SSA, also known as disodium sulfate, is a white or off-white, granular, crystallized powder containing 43.64 percent sodium oxide and 56.36 percent sulfur trioxide, with a molecular weight of approximately 142.04, which is registered under the Chemical Abstracts Service (CAS) number 7757-82-6. The product subject to this investigation is sodium sulfate (Na2SO4) that does not contain water, regardless of purity, grade, color, production method and form of packaging, in which the percentage of particles between 20 mesh and 100 mesh ranges from 10-95 percent and the percentage of particles over 100 mesh ranges from 5-90 percent. It is used in the production of several products, including, but not limited to, detergents, pulp and paper, glass, textiles, starch, carpet deodorizers and livestock mineral feed. In their petition, the petitioners state that SSA enters the United States under Harmonized Tariff Schedule of the United States (HTSUS) subheadings 2833.11.50.10, 2833.11.10.00, 2833.11.50.50 and (incorrectly classified under) 2833.19.00.00.

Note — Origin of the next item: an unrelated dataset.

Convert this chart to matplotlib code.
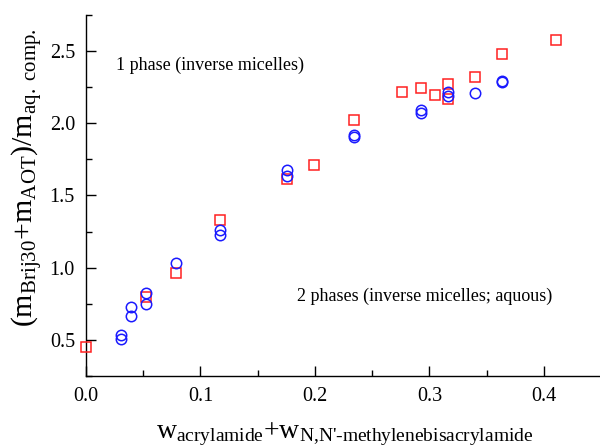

According to the petition, imports of Canadian SSA increased from 39,910 short tons (ST) in 2016, to 55,495 ST in 2017, and to 55,819 ST in 2018, while its average unit value declined from $121/ST in 2016 to $109/ST in 2017, and to $107/ST in 2018. As a result, the petitioners claim that unfairly priced SSA imports are having direct, significant adverse effects on the domestic industry, such as price suppression, resulting in lost in sales and revenue to the U.S. industry.

The petition mentions Saskatchewan Mining and Minerals as the only exporter of the product to the United States at allegedly dumped prices from Canada. The petition does not make public the list of U.S. importers known to import SSA from Canada.

Commerce will determine by April 24, 2019, whether to formally initiate the antidumping investigation and, if Commerce does, the Commission will decide 25 days thereafter whether there is a reasonable indication of existing material injury or threat of material injury to the domestic SSA industry that will require continuation of the investigation.